**INSTRUCTIONS TO FOLLOW**
Write out the whole of the material exactly.

**RECORDED DATA**
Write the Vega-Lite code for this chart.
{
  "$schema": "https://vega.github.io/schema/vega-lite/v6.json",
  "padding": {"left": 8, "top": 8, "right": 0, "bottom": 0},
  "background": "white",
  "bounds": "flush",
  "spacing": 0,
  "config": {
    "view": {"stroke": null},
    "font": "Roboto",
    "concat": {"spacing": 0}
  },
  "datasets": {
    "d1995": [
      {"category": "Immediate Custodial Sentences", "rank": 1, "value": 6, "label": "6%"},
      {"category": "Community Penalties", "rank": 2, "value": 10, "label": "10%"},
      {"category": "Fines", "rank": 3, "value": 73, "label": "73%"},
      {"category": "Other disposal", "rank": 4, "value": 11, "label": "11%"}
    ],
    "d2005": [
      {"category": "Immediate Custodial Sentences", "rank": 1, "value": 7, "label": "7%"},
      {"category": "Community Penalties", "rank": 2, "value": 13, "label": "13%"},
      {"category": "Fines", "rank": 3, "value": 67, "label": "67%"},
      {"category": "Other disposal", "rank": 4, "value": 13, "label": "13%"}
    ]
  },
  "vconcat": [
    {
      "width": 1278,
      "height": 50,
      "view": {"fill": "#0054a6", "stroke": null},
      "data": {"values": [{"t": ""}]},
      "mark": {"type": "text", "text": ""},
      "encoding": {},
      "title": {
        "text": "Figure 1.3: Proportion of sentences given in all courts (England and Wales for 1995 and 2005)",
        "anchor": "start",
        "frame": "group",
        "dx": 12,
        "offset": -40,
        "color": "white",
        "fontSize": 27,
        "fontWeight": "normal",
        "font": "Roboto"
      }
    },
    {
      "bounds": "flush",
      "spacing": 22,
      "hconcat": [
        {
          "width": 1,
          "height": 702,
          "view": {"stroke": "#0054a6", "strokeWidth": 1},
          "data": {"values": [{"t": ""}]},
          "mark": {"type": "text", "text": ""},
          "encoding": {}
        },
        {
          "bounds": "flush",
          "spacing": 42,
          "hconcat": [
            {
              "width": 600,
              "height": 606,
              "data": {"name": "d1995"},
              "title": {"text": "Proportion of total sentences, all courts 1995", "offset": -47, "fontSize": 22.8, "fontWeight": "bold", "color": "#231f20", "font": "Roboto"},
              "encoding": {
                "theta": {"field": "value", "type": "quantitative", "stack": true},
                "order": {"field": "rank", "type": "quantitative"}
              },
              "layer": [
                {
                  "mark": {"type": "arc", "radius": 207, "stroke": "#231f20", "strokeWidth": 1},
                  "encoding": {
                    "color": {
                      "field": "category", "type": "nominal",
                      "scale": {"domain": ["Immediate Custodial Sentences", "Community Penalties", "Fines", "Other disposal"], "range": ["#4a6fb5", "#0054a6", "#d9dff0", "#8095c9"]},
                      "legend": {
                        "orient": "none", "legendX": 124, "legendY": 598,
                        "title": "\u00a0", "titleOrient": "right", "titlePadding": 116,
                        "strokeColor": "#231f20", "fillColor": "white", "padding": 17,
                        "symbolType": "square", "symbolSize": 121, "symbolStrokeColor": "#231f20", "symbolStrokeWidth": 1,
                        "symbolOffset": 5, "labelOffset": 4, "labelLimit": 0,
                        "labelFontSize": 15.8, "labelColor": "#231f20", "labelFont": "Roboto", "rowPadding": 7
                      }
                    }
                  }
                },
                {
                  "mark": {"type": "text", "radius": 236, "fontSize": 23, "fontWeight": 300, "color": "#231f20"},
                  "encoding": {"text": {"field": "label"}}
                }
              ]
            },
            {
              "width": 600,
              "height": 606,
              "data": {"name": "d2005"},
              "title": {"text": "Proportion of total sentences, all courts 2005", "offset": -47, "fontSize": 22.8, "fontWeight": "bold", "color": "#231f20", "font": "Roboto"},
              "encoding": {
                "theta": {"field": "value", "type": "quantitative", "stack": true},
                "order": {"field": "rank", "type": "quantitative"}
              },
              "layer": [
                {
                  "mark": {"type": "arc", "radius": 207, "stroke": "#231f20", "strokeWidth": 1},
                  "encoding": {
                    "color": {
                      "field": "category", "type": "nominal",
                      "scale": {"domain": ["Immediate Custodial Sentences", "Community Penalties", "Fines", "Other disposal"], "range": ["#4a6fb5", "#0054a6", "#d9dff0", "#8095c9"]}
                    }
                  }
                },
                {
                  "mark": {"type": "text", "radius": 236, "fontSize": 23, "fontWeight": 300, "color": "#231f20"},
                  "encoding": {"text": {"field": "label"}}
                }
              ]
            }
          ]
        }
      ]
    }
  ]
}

**OUTPUT OF THE EXERCISE**
Write the Vega-Lite code for this chart.
{
  "$schema": "https://vega.github.io/schema/vega-lite/v6.json",
  "padding": {"left": 8, "top": 8, "right": 0, "bottom": 0},
  "background": "white",
  "bounds": "flush",
  "spacing": 0,
  "config": {
    "view": {"stroke": null},
    "font": "Roboto",
    "concat": {"spacing": 0}
  },
  "datasets": {
    "d1995": [
      {"category": "Immediate Custodial Sentences", "rank": 1, "value": 6, "label": "6%"},
      {"category": "Community Penalties", "rank": 2, "value": 10, "label": "10%"},
      {"category": "Fines", "rank": 3, "value": 73, "label": "73%"},
      {"category": "Other disposal", "rank": 4, "value": 11, "label": "11%"}
    ],
    "d2005": [
      {"category": "Immediate Custodial Sentences", "rank": 1, "value": 7, "label": "7%"},
      {"category": "Community Penalties", "rank": 2, "value": 13, "label": "13%"},
      {"category": "Fines", "rank": 3, "value": 67, "label": "67%"},
      {"category": "Other disposal", "rank": 4, "value": 13, "label": "13%"}
    ]
  },
  "vconcat": [
    {
      "width": 1278,
      "height": 50,
      "view": {"fill": "#0054a6", "stroke": null},
      "data": {"values": [{"t": ""}]},
      "mark": {"type": "text", "text": ""},
      "encoding": {},
      "title": {
        "text": "Figure 1.3: Proportion of sentences given in all courts (England and Wales for 1995 and 2005)",
        "anchor": "start",
        "frame": "group",
        "dx": 12,
        "offset": -40,
        "color": "white",
        "fontSize": 27,
        "fontWeight": "normal",
        "font": "Roboto"
      }
    },
    {
      "bounds": "flush",
      "spacing": 22,
      "hconcat": [
        {
          "width": 1,
          "height": 702,
          "view": {"stroke": "#0054a6", "strokeWidth": 1},
          "data": {"values": [{"t": ""}]},
          "mark": {"type": "text", "text": ""},
          "encoding": {}
        },
        {
          "bounds": "flush",
          "spacing": 42,
          "hconcat": [
            {
              "width": 600,
              "height": 606,
              "data": {"name": "d1995"},
              "title": {"text": "Proportion of total sentences, all courts 1995", "offset": -47, "fontSize": 22.8, "fontWeight": "bold", "color": "#231f20", "font": "Roboto"},
              "encoding": {
                "theta": {"field": "value", "type": "quantitative", "stack": true},
                "order": {"field": "rank", "type": "quantitative"}
              },
              "layer": [
                {
                  "mark": {"type": "arc", "radius": 207, "stroke": "#231f20", "strokeWidth": 1},
                  "encoding": {
                    "color": {
                      "field": "category", "type": "nominal",
                      "scale": {"domain": ["Immediate Custodial Sentences", "Community Penalties", "Fines", "Other disposal"], "range": ["#4a6fb5", "#0054a6", "#d9dff0", "#8095c9"]},
                      "legend": {
                        "orient": "none", "legendX": 124, "legendY": 598,
                        "title": "\u00a0", "titleOrient": "right", "titlePadding": 116,
                        "strokeColor": "#231f20", "fillColor": "white", "padding": 17,
                        "symbolType": "square", "symbolSize": 121, "symbolStrokeColor": "#231f20", "symbolStrokeWidth": 1,
                        "symbolOffset": 5, "labelOffset": 4, "labelLimit": 0,
                        "labelFontSize": 15.8, "labelColor": "#231f20", "labelFont": "Roboto", "rowPadding": 7
                      }
                    }
                  }
                },
                {
                  "mark": {"type": "text", "radius": 236, "fontSize": 23, "fontWeight": 300, "color": "#231f20"},
                  "encoding": {"text": {"field": "label"}}
                }
              ]
            },
            {
              "width": 600,
              "height": 606,
              "data": {"name": "d2005"},
              "title": {"text": "Proportion of total sentences, all courts 2005", "offset": -47, "fontSize": 22.8, "fontWeight": "bold", "color": "#231f20", "font": "Roboto"},
              "encoding": {
                "theta": {"field": "value", "type": "quantitative", "stack": true},
                "order": {"field": "rank", "type": "quantitative"}
              },
              "layer": [
                {
                  "mark": {"type": "arc", "radius": 207, "stroke": "#231f20", "strokeWidth": 1},
                  "encoding": {
                    "color": {
                      "field": "category", "type": "nominal",
                      "scale": {"domain": ["Immediate Custodial Sentences", "Community Penalties", "Fines", "Other disposal"], "range": ["#4a6fb5", "#0054a6", "#d9dff0", "#8095c9"]}
                    }
                  }
                },
                {
                  "mark": {"type": "text", "radius": 236, "fontSize": 23, "fontWeight": 300, "color": "#231f20"},
                  "encoding": {"text": {"field": "label"}}
                }
              ]
            }
          ]
        }
      ]
    }
  ]
}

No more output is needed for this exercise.